UK professional body

The Chartered Institute of Housing (CIH) is the professional body for those working in the housing profession in the United Kingdom. It has a royal charter, gained in 1984. Currently CIH has over 17,000 members, mostly in the UK but also overseas, notably in Hong Kong. CIH's current Chief Executive is Gavin Smart.

==History==

The CIH traces its organisational roots back to the philanthropic work carried out by pioneers such as Octavia Hill, in response to the revelation of the appalling housing conditions endured by much of the population in the 1884–1885 Royal Commission on the Housing of Working Classes. Hill established a method of letting properties on short-term tenancies and trained a group of women to manage the properties by collecting rents and dealing with repairs and tenants' welfare issues. The Association of Women Housing Workers, founded in 1916, carried on this pioneering work and housing advocate Irene Barclay was a leading figure in it. The organisation changed its name to the Society of Housing Managers in 1948.

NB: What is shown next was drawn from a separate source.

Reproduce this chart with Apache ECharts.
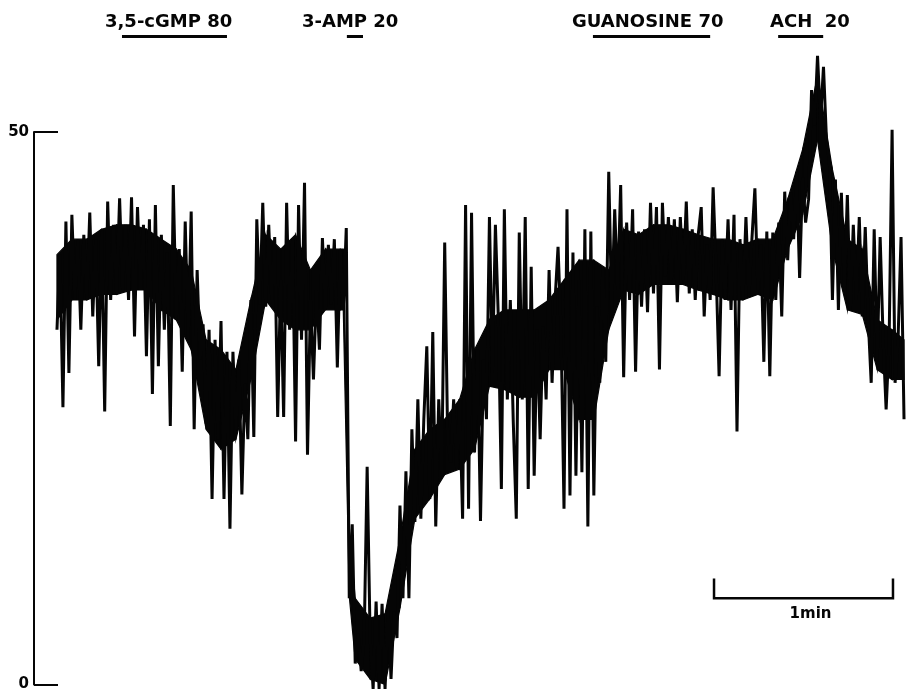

The Institute of Housing was founded in 1931 by a group of local government offices in the West Midlands, who also developed a housing qualification and published the first edition of Housing magazine.

The two merged in 1965 to form the Institute of Housing Managers. The organisation was renamed the Institute of Housing in 1974 and its royal charter was granted in 1984. Following this, in 1994 it changed its name to the Chartered Institute of Housing. In 1999, CIH merged with the Institute of Rent Officers.

==CIH Today==

CIH's Head Office is in Coventry, West Midlands, with smaller offices in London, Cardiff, Edinburgh and Belfast, and overseas offices in Hong Kong and Toronto. Alongside its services to members it produces training, publications, conferences and seminars to organisations, members and non-members. CIH works with universities to develop housing qualifications, and provides distance learning courses.

CIH's annual conference, The Housing Community Summit, is held every September, in partnership with the National Housing Federation.